Mplan2vdl translates monetdb logical plans (mplans) to voodoo vector expressions (aka vdl).
Eg. MonetDB's frontend takes the following SQL:
plan select
sum(l_extendedprice * l_discount) as revenue
from
lineitem
where
l_shipdate >= date '1994-01-01'
and l_shipdate < date '1994-01-01' + interval '1' year
and l_discount between .06 - 0.01 and .06 + 0.01
and l_quantity < 24;
And produces this expression tree in text form:
project (
| group by (
| | select (
| | | table(sys.lineitem) [ lineitem.l_quantity, lineitem.l_extendedprice,
lineitem.l_discount, lineitem.l_shipdate] COUNT
| | ) [
date "1994-01-01" <= lineitem.l_shipdate < sys.sql_add(date "1994-01-01", month_interval "12"),
sys.sql_sub("6", "1") <= lineitem.l_discount <= sys.sql_add("6", "1"),
lineitem.l_quantity < decimal(15,2)[tinyint "24"]
]
| ) [ ] [ sys.sum no nil (sys.sql_mul(lineitem.l_extendedprice, lineitem.l_discount)) as L1.L1 ]
) [ L1 as L1.revenue ]
Mplan2Vdl parses this textual plan and other metadata files from the database, and uses them to generate a dataflow graph of simple parallel array operations (aka Voodoo). Its output is a textual representation of the dataflow graph. It can optionally apply some simple transforms over either the input our output plans. Among the transforms we implement are global value numbering and some peephole style optimizations for common special cases.

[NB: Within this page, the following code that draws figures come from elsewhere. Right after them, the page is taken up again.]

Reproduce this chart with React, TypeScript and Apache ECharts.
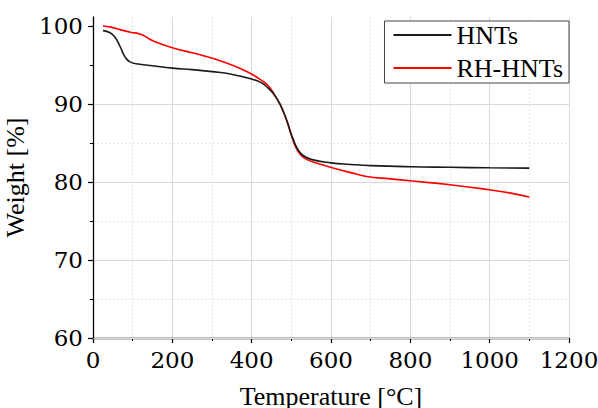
import React, { useEffect, useRef } from "react";
import * as echarts from "echarts";

const hntsTemp = [25, 40, 55, 68, 80, 93, 118, 150, 200, 250, 300, 350, 400, 425, 440, 455, 470, 480, 490, 500, 510, 520, 530, 550, 600, 650, 700, 800, 900, 1000, 1100];
const hntsWeight = [99.4, 99.2, 98.6, 97.4, 96.1, 95.4, 95.1, 94.9, 94.6, 94.4, 94.15, 93.8, 93.2, 92.7, 92.1, 91.3, 90.1, 89.0, 87.7, 86.1, 84.8, 83.9, 83.4, 82.9, 82.45, 82.25, 82.1, 81.95, 81.88, 81.82, 81.78];

const rhTemp = [25, 45, 70, 95, 120, 140, 160, 200, 270, 340, 390, 430, 445, 455, 470, 480, 490, 500, 510, 520, 535, 565, 605, 650, 690, 750, 800, 900, 1000, 1050, 1100];
const rhWeight = [100.0, 99.85, 99.5, 99.2, 98.95, 98.4, 97.9, 97.2, 96.3, 95.2, 94.1, 92.85, 92.15, 91.4, 90.1, 89.0, 87.6, 86.0, 84.6, 83.7, 83.0, 82.4, 81.8, 81.2, 80.7, 80.4, 80.15, 79.65, 79.0, 78.6, 78.07];

const seriesNames = ["HNTs", "RH-HNTs"];
const yMajorTicks = [60, 70, 80, 90, 100];
const yMinorTicks = [65, 75, 85, 95];

const FONT = "Liberation Serif";
const TICK_FONT = "DejaVu Serif";

export default function App() {
  const ref = useRef<HTMLDivElement>(null);
  useEffect(() => {
    if (!ref.current) return;
    const chart = echarts.init(ref.current, null, { renderer: "svg" });
    const pairs = (xs: number[], ys: number[]) => xs.map((x, i) => [x, ys[i]]);
    const labelStyle = { fontSize: 26, color: "#000", fontFamily: FONT };
    const tickStyle = { fontSize: 23, color: "#000", fontFamily: TICK_FONT };
    chart.setOption({
      animation: false,
      backgroundColor: "#fff",
      textStyle: { fontFamily: FONT, fontSize: 26, color: "#000" },
      grid: { left: 93, right: 29, top: 17, bottom: 70, containLabel: false, outerBoundsMode: "none" },
      legend: {
        data: seriesNames,
        orient: "vertical",
        right: 29,
        top: 21,
        backgroundColor: "#fff",
        borderColor: "#444",
        borderWidth: 1,
        padding: [1, 6, 2, 9],
        icon: "rect",
        itemWidth: 58,
        itemHeight: 2,
        itemGap: 7,
        textStyle: { ...labelStyle, lineHeight: 26 },
      },
      xAxis: {
        type: "value",
        min: 0,
        max: 1200,
        interval: 200,
        name: "Temperature [°C]",
        nameLocation: "middle",
        nameGap: 45,
        nameTextStyle: labelStyle,
        axisLine: { show: true, lineStyle: { color: "#000", width: 1.3 } },
        axisTick: { show: true, length: 5, lineStyle: { color: "#000", width: 1.2 } },
        minorTick: { show: true, splitNumber: 2, length: 3, lineStyle: { color: "#000", width: 1 } },
        axisLabel: { ...tickStyle, margin: 10, hideOverlap: false, formatter: (v: number) => String(v) },
        splitLine: { show: true, lineStyle: { color: "#dadada", width: 1 } },
        minorSplitLine: { show: true, lineStyle: { color: "#e4e4e4", width: 1, type: [2, 2] } },
      },
      yAxis: [
        {
          type: "value",
          min: 60,
          max: 101.15,
          interval: 10,
          z: 1,
          position: "left",
          name: "Weight [%]",
          nameLocation: "middle",
          nameGap: 58,
          nameTextStyle: labelStyle,
          axisLine: { show: true, lineStyle: { color: "#000", width: 1.3 } },
          axisTick: { show: true, length: 5, customValues: yMajorTicks, lineStyle: { color: "#000", width: 1.2 } },
          axisLabel: { ...tickStyle, margin: 10, hideOverlap: false, customValues: yMajorTicks, formatter: (v: number) => String(v) },
          splitLine: { show: true, showMaxLine: false, lineStyle: { color: "#dadada", width: 1 } },
        },
        {
          type: "value",
          min: 60,
          max: 101.15,
          interval: 5,
          z: 0,
          position: "left",
          axisLine: { show: false },
          axisTick: { show: true, length: 3, customValues: yMinorTicks, lineStyle: { color: "#000", width: 1 } },
          axisLabel: { show: false },
          splitLine: { show: true, showMaxLine: false, lineStyle: { color: "#e4e4e4", width: 1, type: [2, 2] } },
        },
      ],
      series: [
        {
          name: seriesNames[0],
          type: "line",
          data: pairs(hntsTemp, hntsWeight),
          symbol: "none",
          smooth: true,
          lineStyle: { color: "#1a1a1a", width: 1.6 },
          itemStyle: { color: "#1a1a1a" },
          z: 3,
        },
        {
          name: seriesNames[1],
          type: "line",
          data: pairs(rhTemp, rhWeight),
          symbol: "none",
          smooth: true,
          lineStyle: { color: "#ff0000", width: 1.6 },
          itemStyle: { color: "#ff0000" },
          z: 2,
        },
      ],
    });
    return () => chart.dispose();
  }, []);
  return <div ref={ref} style={{ position: "absolute", left: 0, top: 0, width: 598, height: 408 }} />;
}
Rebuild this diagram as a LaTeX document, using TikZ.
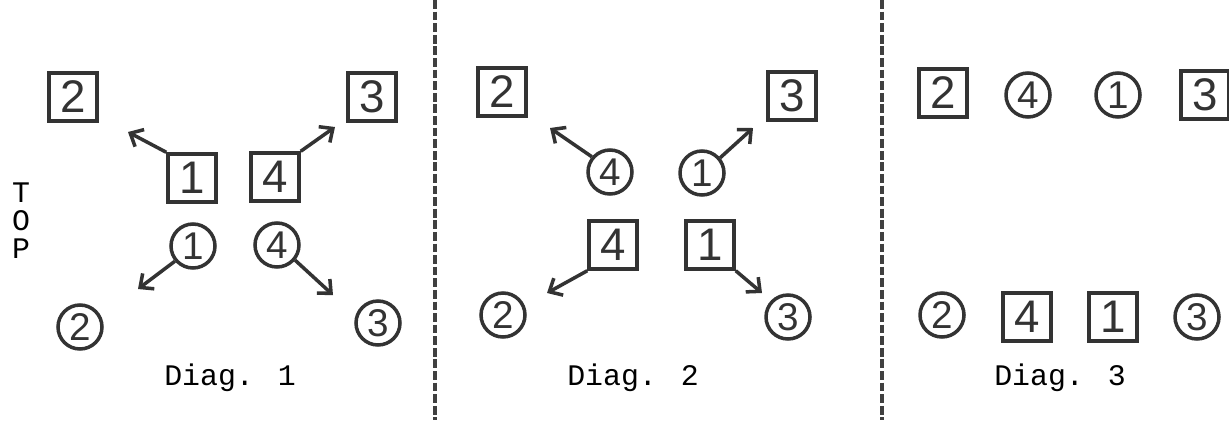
\documentclass[tikz,border=0pt]{standalone}
\usepackage{fontspec}
\setmainfont{Liberation Sans}
\newfontfamily\typew{Liberation Mono}
\usetikzlibrary{arrows.meta}
\begin{document}
\begin{tikzpicture}[x=0.02cm,y=-0.02cm,
  ink/.style={draw=black!80, line width=2pt},
  sq/.style={ink, rectangle, minimum size=0.96cm, inner sep=0pt, font=\fontsize{26}{26}\selectfont, text=black!80},
  ci/.style={ink, circle, minimum size=0.88cm, inner sep=0pt, font=\fontsize{22}{22}\selectfont, text=black!80},
  lab/.style={font=\typew\fontsize{17}{17}\selectfont, text=black},
  mv/.style={ink, -{Straight Barb[length=6pt,width=11pt,line width=2pt]}},
  sep/.style={draw=black!75, line width=1.8pt, dash pattern=on 5pt off 1.6pt}]
\useasboundingbox (0,0) rectangle (1229,420);
% separators
\draw[sep] (435,0) -- (435,420);
\draw[sep] (882,0) -- (882,420);
% TOP label
\node[lab, align=center, font=\typew\fontsize{17}{16}\selectfont] (top) at (21,221) {T\\O\\P};
% ---------- Diag. 1
\node[sq] (a2s) at (73,97) {2};
\node[sq] (a3s) at (372,97) {3};
\node[sq] (a1s) at (192,178) {1};
\node[sq] (a4s) at (275,177) {4};
\node[ci] (a1c) at (193,246) {1};
\node[ci] (a4c) at (277,245) {4};
\node[ci] (a2c) at (80,327) {2};
\node[ci] (a3c) at (378,323) {3};
\node[lab] (d1) at (230,378) {Diag. 1};
\coordinate (a1t) at (128,132);
\coordinate (a4t) at (335,127);
\coordinate (a1ct) at (138,289);
\coordinate (a4ct) at (333,295);
\draw[mv] (a1s.north west) -- (a1t);
\draw[mv] (a4s.north east) -- (a4t);
\draw[mv] (a1c.220) -- (a1ct);
\draw[mv] (a4c.-40) -- (a4ct);
% ---------- Diag. 2
\node[sq] (b2s) at (502,92) {2};
\node[sq] (b3s) at (792,96) {3};
\node[ci] (b4c) at (610,172) {4};
\node[ci] (b1c) at (702,173) {1};
\node[sq] (b4s) at (613,245) {4};
\node[sq] (b1s) at (710,245) {1};
\node[ci] (b2c) at (503,315) {2};
\node[ci] (b3c) at (788,317) {3};
\node[lab] (d2) at (633,378) {Diag. 2};
\coordinate (b4t) at (550,128);
\coordinate (b1t) at (753,128);
\coordinate (b4st) at (547,293);
\coordinate (b1st) at (762,293);
\draw[mv] (b4c.140) -- (b4t);
\draw[mv] (b1c.40) -- (b1t);
\draw[mv] (b4s.south west) -- (b4st);
\draw[mv] (b1s.south east) -- (b1st);
% ---------- Diag. 3
\node[sq] (c2s) at (943,93) {2};
\node[ci] (c4c) at (1028,95) {4};
\node[ci] (c1c) at (1118,95) {1};
\node[sq] (c3s) at (1205,95) {3};
\node[ci] (c2c) at (942,315) {2};
\node[sq] (c4s) at (1027,317) {4};
\node[sq] (c1s) at (1113,317) {1};
\node[ci] (c3c) at (1197,317) {3};
\node[lab] (d3) at (1060,378) {Diag. 3};
\end{tikzpicture}
\end{document}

$ ./tpchrun tests/tpch10noorder/ tests/tpch10noorder/06.sql.mplan --use-cross-product
1,Load,lineitem.l_quantity
2,Project,val,Id 1,l_quantity
3,Load,lineitem.l_shipdate
4,Project,val,Id 3,l_shipdate
5,RangeV,val,728294,Id 2,0
6,Greater,val,Id 4,val,Id 5,val
7,Equals,val,Id 5,val,Id 4,val
8,LogicalOr,val,Id 6,val,Id 7,val
9,RangeV,val,728659,Id 2,0
...
40,FoldSum,val,Id 34,val,Id 39,val
41,Project,revenue,Id 40,val
42,MaterializeCompact,Id 41
Several common translation and transformation tasks are simple to implement/extend/modify in a language with pattern matching constructs (hence the use of Haskell).
This generated code is meant to be executed by a voodoo implementation, and was used to generate the Voodoo plans in http://www.vldb.org/pvldb/vol9/p1707-pirk.pdf for the tpc-H queries shown in the performance results. NB. this is a research prototype and code quality tradeoffs were made accordingly.
- install the Stack package manager for your system (this is used to manage haskell dependencies) by following the instructions @ https://docs.haskellstack.org/en/stable/install_and_upgrade/#installupgrade
- run 'stack setup'
- you can now use ./build.sh
The main executable is linked to through ./mplan2vdl. You can use --help to see the options.
In addition to the input plan ./mplan2vdl needs multiple (4) metadata files obtainable via MonetDB. These are:
- A schema of the tables (obtained msqldump -D) used to get the data types, column names, primary and foreign key relations.
- Storage information (obtained though "select * from storage;") to obtain internal column names and storage types (type widths)
- Bound information (obtained through the Resolver code with the --bounds flag) to get data bounds and counts for each column in the database.
- Dictionary (obtained through the Resolver code) to translate string literals in the query into their internal representation.
There are several wrapper scripts to help use the translator that pass the necessary paths for a sample tpch01 database. (TODO add these to the repo)
The bulk of the functionality is in Vlite.hs and Mplan.hs.